▸ Stated goal: Going through the material below, please gather all lines with the word "chart" in them.

▸ Dataset extract:
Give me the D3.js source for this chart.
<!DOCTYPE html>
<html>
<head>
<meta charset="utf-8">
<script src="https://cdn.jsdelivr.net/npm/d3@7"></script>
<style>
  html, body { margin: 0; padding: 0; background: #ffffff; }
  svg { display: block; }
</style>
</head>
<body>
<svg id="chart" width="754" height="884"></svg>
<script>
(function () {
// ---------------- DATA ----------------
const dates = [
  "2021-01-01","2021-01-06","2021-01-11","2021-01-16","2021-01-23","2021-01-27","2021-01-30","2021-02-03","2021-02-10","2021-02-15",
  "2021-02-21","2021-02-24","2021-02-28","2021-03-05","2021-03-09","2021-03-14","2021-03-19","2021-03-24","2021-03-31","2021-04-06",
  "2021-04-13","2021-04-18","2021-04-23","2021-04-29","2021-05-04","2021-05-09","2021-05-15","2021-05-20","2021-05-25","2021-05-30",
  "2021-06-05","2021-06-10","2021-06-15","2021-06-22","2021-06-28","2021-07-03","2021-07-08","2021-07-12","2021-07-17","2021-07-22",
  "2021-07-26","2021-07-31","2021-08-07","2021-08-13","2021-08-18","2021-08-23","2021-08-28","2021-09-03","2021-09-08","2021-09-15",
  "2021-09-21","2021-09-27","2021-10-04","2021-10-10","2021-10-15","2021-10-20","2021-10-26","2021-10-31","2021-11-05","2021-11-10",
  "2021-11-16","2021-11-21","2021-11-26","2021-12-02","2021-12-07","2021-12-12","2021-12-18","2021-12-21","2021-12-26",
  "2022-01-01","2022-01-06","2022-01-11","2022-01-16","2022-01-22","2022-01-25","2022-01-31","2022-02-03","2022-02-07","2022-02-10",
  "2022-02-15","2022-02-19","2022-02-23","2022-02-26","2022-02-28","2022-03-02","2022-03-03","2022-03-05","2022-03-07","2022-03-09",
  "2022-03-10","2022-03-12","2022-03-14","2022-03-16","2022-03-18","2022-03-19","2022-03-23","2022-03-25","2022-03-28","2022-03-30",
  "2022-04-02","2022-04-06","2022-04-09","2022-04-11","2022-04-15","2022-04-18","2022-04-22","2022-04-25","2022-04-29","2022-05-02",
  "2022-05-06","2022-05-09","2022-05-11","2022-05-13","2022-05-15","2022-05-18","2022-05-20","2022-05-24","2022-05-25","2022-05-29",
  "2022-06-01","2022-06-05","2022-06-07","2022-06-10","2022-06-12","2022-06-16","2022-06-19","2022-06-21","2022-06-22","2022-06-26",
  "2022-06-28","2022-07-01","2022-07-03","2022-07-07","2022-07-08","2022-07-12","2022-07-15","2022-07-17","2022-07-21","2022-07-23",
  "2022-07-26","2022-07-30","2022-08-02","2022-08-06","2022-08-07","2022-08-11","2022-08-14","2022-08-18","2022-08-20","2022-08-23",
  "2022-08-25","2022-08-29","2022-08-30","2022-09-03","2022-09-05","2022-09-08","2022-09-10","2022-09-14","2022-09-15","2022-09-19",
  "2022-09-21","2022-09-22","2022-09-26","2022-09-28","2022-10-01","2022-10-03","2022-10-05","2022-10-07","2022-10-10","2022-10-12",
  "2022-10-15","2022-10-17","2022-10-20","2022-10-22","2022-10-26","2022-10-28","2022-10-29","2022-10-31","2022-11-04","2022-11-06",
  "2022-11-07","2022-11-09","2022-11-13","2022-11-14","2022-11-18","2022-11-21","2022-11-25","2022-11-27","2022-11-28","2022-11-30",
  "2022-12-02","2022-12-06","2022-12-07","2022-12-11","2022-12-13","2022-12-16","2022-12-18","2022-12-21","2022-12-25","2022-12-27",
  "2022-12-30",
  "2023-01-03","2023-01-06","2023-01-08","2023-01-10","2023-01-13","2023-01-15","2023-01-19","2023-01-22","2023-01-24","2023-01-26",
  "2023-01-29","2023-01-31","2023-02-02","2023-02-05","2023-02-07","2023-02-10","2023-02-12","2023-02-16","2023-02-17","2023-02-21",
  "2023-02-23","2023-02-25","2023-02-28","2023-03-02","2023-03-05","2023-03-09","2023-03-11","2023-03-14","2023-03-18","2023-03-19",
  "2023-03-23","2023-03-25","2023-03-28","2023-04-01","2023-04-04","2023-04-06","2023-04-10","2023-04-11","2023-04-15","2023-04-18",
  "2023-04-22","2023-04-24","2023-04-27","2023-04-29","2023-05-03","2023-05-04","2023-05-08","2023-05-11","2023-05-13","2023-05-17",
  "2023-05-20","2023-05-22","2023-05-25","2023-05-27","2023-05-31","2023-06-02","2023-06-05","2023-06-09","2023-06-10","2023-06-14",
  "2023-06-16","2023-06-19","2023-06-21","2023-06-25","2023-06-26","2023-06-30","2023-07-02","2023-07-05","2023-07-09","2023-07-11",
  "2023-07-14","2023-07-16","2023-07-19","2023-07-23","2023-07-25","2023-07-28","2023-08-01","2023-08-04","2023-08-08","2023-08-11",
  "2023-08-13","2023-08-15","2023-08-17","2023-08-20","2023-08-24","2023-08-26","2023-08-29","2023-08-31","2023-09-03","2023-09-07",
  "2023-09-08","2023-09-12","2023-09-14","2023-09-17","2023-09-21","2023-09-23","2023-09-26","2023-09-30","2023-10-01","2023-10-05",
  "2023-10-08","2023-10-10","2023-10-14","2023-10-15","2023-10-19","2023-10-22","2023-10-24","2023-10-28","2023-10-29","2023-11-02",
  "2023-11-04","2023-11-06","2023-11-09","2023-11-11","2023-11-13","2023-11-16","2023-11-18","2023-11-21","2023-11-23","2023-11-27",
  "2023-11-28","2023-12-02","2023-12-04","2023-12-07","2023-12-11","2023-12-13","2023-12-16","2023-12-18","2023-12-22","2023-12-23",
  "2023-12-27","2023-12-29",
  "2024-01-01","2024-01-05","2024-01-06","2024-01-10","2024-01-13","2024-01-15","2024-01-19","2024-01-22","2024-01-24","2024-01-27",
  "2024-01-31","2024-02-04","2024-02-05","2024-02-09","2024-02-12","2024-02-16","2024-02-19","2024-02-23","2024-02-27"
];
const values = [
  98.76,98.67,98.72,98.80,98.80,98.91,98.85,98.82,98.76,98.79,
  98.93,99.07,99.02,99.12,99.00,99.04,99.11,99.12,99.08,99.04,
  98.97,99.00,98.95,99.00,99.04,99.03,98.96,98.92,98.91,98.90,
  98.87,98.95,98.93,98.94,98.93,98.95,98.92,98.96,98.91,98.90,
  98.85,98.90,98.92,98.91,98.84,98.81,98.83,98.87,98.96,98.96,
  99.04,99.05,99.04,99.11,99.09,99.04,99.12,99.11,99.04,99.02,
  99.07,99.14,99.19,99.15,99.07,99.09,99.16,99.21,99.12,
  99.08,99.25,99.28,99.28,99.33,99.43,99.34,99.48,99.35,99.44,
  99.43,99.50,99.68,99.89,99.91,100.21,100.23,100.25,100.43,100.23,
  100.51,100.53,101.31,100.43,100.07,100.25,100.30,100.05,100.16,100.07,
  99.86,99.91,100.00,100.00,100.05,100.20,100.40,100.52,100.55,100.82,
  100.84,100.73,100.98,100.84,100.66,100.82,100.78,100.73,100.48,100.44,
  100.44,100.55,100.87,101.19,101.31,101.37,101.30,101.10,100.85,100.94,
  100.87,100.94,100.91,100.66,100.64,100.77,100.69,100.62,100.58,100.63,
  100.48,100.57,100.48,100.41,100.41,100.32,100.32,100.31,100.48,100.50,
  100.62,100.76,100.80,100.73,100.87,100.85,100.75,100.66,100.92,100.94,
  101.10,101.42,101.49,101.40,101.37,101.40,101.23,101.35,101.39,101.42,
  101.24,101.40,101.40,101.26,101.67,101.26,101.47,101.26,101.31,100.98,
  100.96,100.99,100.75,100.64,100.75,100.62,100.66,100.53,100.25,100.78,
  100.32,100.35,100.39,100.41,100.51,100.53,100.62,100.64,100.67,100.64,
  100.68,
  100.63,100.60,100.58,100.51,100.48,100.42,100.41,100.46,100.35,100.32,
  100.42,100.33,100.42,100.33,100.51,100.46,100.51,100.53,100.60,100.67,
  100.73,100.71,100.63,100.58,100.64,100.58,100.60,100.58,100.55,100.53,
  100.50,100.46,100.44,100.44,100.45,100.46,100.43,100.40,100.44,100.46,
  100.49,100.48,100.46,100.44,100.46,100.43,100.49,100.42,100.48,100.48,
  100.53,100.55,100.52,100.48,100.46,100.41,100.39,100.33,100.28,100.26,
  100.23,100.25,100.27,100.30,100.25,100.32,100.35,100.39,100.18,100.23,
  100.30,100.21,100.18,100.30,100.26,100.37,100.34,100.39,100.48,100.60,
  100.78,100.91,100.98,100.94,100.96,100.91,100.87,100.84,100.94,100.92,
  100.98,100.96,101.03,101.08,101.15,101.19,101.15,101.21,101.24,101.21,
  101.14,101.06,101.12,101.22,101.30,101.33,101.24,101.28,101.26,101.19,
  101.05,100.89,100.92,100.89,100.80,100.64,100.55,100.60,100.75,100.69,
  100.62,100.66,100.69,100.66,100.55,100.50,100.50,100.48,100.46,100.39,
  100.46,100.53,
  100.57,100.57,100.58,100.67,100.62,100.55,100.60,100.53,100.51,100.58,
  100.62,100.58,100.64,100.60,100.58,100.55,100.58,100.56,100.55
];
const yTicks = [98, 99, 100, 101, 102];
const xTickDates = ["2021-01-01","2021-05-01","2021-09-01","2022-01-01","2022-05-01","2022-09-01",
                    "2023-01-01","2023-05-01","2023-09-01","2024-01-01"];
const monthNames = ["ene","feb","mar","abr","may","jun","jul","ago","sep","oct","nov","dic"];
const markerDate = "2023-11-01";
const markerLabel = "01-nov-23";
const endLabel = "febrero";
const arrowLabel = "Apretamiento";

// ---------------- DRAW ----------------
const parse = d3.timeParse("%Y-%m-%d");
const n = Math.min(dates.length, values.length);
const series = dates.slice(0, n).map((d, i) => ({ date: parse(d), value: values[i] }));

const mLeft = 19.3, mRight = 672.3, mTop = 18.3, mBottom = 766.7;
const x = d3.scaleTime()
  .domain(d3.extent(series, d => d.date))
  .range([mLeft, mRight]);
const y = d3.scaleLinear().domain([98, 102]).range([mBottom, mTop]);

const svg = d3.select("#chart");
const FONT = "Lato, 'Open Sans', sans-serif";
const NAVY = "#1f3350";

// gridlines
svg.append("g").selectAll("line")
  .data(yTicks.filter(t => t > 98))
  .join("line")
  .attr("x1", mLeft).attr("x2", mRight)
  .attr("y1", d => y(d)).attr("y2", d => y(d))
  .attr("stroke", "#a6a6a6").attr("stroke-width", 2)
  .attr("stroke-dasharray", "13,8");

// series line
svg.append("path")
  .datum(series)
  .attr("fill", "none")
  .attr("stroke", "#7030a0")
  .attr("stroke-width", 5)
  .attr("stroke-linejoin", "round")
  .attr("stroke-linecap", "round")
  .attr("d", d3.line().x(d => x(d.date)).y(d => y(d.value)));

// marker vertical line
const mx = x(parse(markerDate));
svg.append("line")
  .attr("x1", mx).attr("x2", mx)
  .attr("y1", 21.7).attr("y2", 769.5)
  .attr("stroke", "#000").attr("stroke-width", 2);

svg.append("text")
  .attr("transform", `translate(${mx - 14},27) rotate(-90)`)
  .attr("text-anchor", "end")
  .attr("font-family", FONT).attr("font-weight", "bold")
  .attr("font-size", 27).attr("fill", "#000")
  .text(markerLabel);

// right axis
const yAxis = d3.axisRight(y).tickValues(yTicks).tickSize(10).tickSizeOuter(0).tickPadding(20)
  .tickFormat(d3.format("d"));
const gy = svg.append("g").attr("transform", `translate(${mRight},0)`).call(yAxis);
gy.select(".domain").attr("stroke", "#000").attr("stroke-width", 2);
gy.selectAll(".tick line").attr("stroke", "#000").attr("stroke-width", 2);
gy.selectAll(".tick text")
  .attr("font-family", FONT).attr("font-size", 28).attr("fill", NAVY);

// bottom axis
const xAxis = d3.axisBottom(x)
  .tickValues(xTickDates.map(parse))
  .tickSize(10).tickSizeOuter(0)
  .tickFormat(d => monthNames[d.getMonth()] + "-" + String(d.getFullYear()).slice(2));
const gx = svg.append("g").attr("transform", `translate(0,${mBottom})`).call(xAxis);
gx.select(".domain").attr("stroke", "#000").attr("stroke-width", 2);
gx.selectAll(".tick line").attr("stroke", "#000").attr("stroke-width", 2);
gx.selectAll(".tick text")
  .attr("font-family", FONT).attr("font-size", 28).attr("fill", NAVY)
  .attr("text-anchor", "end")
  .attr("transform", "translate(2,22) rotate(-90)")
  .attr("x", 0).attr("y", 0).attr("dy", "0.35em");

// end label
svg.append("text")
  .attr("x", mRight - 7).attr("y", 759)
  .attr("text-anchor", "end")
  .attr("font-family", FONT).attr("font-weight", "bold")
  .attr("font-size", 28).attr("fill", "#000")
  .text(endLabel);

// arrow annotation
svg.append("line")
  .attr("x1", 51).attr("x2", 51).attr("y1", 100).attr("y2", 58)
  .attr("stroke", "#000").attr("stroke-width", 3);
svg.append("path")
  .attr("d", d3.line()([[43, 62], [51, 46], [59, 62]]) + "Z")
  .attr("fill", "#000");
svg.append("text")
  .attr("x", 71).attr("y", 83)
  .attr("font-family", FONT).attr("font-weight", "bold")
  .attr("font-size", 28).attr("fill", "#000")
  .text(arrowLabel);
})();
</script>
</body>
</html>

▸ Output for this task:
Give me the D3.js source for this chart.
<svg id="chart" width="754" height="884"></svg>
const svg = d3.select("#chart");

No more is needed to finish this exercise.